Friedel Bohny-Reiter était une infirmière du Secours suisse aux enfants qui a travaillé volontairement au camp de Rivesaltes de novembre 1941 à novembre 1942. Lors de son séjour elle tenait un journal intime, publié de nombreuses années plus tard, à l’initiative de l’historienne Michèle Fleury-Seemuller. Elle y décrit son quotidien et donc ce qu’elle voit dans le camp. Elle présente à plusieurs reprises les conditions de vie de ce camp : les personnes qui souffrent de la faim c’est-à-dire les cachectiques, le froid, la pluie qui pénètre dans les baraques et aussi les difficultés pour chausser les enfants dont les souliers sont usés. Elle se plaint également du fait que les gens extérieurs au camp ne comprennent pas ce qui s’y passe réellement :
« C’est dur de ne pas pouvoir aider, mais nous n’avons pas de chaussures. Est-ce que notre Conseil fédéral donnera suite à notre demande pour des habits ? Si seulement beaucoup de ces gens pouvaient jeter un coup d’œil dans notre camp ! »
Friedel Bohny-Reiter a participé dans l’envoi d’enfants et de femmes enceintes à la maternité d’Elne, afin qu’ils soient dans de meilleures conditions pour leur santé, ce dont témoigne M. Charles Latsmann qui a séjourné dans cette maternité.
Friedel Bohny-Reiter ne souhaitait pas publier son journal comme l’explique Michèle Fleury-Seemuller :
« Friedel Bohny-Reiter a beaucoup hésité à donner son accord à la publication. Elle doutait de l’intérêt de ses écrits, elle les trouvait trop personnels, trop sentimentaux. Finalement elle y a consenti avec quelques coupures. »
On voit bien qu’elle n’avait pas l’intention de transmettre son témoignage, que sa représentation du camp est personnelle et que ce journal lui servait à assimiler ce qui se passait autour d’elle. Pourtant, ce journal est une source à part entière qui permet d’avoir une représentation du camp par une personne qui y vit et qui est plutôt neutre dans le conflit. Cette représentation se transmet ici par le témoignage, mais les photographies peuvent aussi donner une représentation de ce camp.

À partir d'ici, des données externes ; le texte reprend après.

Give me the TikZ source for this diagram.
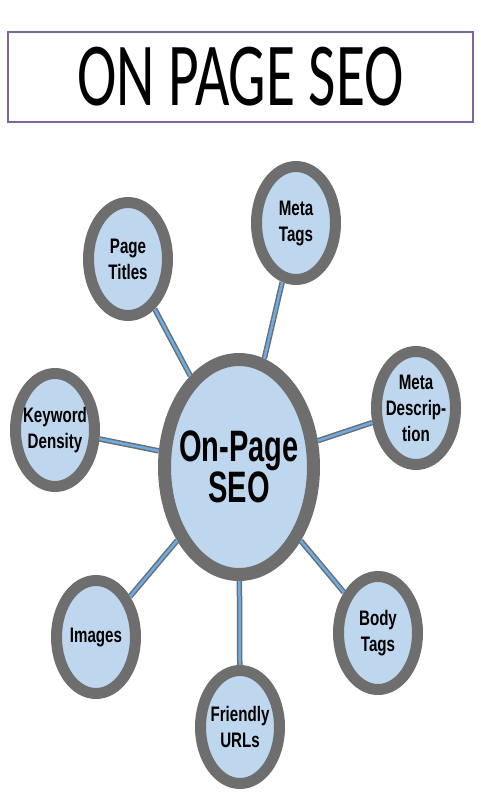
\documentclass[tikz,border=0pt]{standalone}
\usepackage{fontspec}
\usetikzlibrary{shapes.geometric}
\newfontfamily\nodefont[FakeStretch=0.72]{Liberation Sans}
\newfontfamily\hubfont[FakeStretch=0.66]{Liberation Sans}
\newfontfamily\titlefont[FakeStretch=0.66]{Carlito}
\definecolor{ringgray}{RGB}{110,110,110}
\definecolor{fillblue}{RGB}{190,215,238}
\definecolor{linkblue}{RGB}{105,172,232}
\definecolor{framepurple}{RGB}{128,100,162}
\tikzset{
  topic/.style={ellipse, draw=ringgray, fill=fillblue, line width=11pt,
    minimum width=79pt, minimum height=113pt, inner sep=-30pt, align=center,
    font={\nodefont\bfseries\fontsize{21}{26}\selectfont}},
  hub/.style={ellipse, draw=ringgray, fill=fillblue, line width=13pt,
    minimum width=149pt, minimum height=215pt, inner sep=-40pt, align=center,
    font={\hubfont\bfseries\fontsize{44}{38}\selectfont}},
  link/.style={draw=ringgray, line width=1.5pt, double=linkblue, double distance=2.5pt},
  titlebox/.style={draw=framepurple, line width=2pt, minimum width=465pt,
    minimum height=90pt, inner sep=0pt,
    font={\titlefont\fontsize{90}{90}\selectfont}}
}
\begin{document}
\begin{tikzpicture}[x=1pt,y=-1pt]
\useasboundingbox (0,0) rectangle (480,800);
\node[titlebox] (title) at (240.5,77) {ON PAGE SEO};
\node[hub] (hub) at (239,467) {On-Page\\SEO};
\node[topic] (titles) at (128,259) {Page\\Titles};
\node[topic] (metatags) at (296,223) {Meta\\Tags};
\node[topic] (metadesc) at (416,408) {Meta\\Descrip-\\tion};
\node[topic] (keyword) at (55,430) {Keyword\\Density};
\node[topic] (images) at (96,637) {Images};
\node[topic] (body) at (378,633) {Body\\Tags};
\node[topic] (urls) at (240,727) {Friendly\\URLs};
\foreach \n in {titles,metatags,metadesc,keyword,images,body,urls}{
  \draw[link] (hub) -- (\n);
}
\end{tikzpicture}
\end{document}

C’est le cas de Paul Senn, photographe suisse engagé par « la division presse et radio de l’armée suisse » lors de la Seconde Guerre Mondiale, a effectué plusieurs reportages, dont un sur les camps d’internement en France. Les deux photographies suivantes ont été prises dans le camp de Rivesaltes. Sur toutes les photographies on peut observer que les personnes sont couvertes de plusieurs couches de vêtements, ont des couvertures ou sont à proximité de poêles, ce qui correspond au climat décrit par Friedel Bohny-Reiter. On peut également voir qu’il y a un réel souci d’esthétisme surtout sur les deux photographies suivantes : elles sont
bien cadrées et travaillées, l’éclairage est bien choisi. On voit que ces photos n’ont pas été prises en cachette, elles sont travaillées et la plupart des gens regardent l’objectif et lorsque ce n’est pas le cas, on devine la mise en scène. D’où l’importance de connaître l’auteur de la photographie, ce qui permet de comprendre qu’il ne s’agit pas de propagande mais d’un reportage.

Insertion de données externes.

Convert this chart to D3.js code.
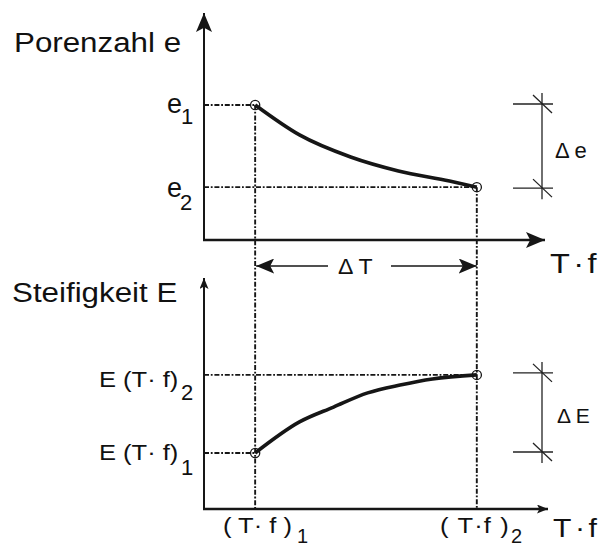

Contrairement à la photographie ci-dessous, dont l’auteur est inconnu, ce qui pose problème pour comprendre la raison de la prise de cette photographie. La scène est mal cadrée et semble avoir été photographiée depuis l’intérieur d’un bâtiment. La personne qui l’a prise n’est pas réellement sortie à découvert. L’auteur voulait-il laisser une trace de cette déportation ? Voulait-il se souvenir des événements ? L’historien ne peut que émettre des hypothèses concernant l’identité du photographe : un déporté ou encore une personne travaillant dans le camp, dans tous les cas une personne qui se cache et qui se hâte pour photographier la scène.

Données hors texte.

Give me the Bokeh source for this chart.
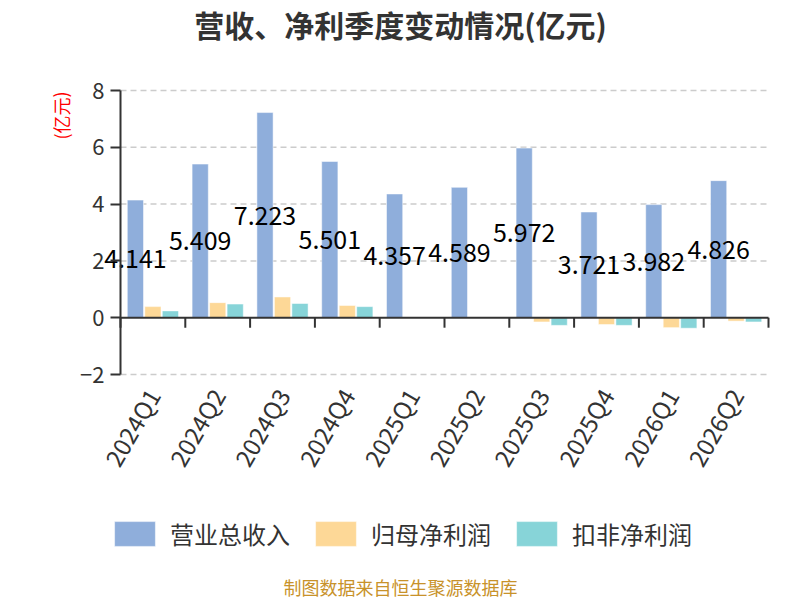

Enfin, pour ce qui est de la mémoire de ce camp et donc participer à sa représentation dans la mémoire collective, Denis Peschanski explique qu’il s’agit d’un lieu complexe. Dans le cadre de la construction du mémorial de Rivesaltes, il explique la difficulté lié à la mémoire de ce camp :
« Comment on arrive à construire un projet unique, avec des histoires plurielles et des mémoires plurielles. […] C’est un défi extrêmement compliqué à relever, sauf à essayer de trouver, au-delà d’une unité de lieu, une unité historique ».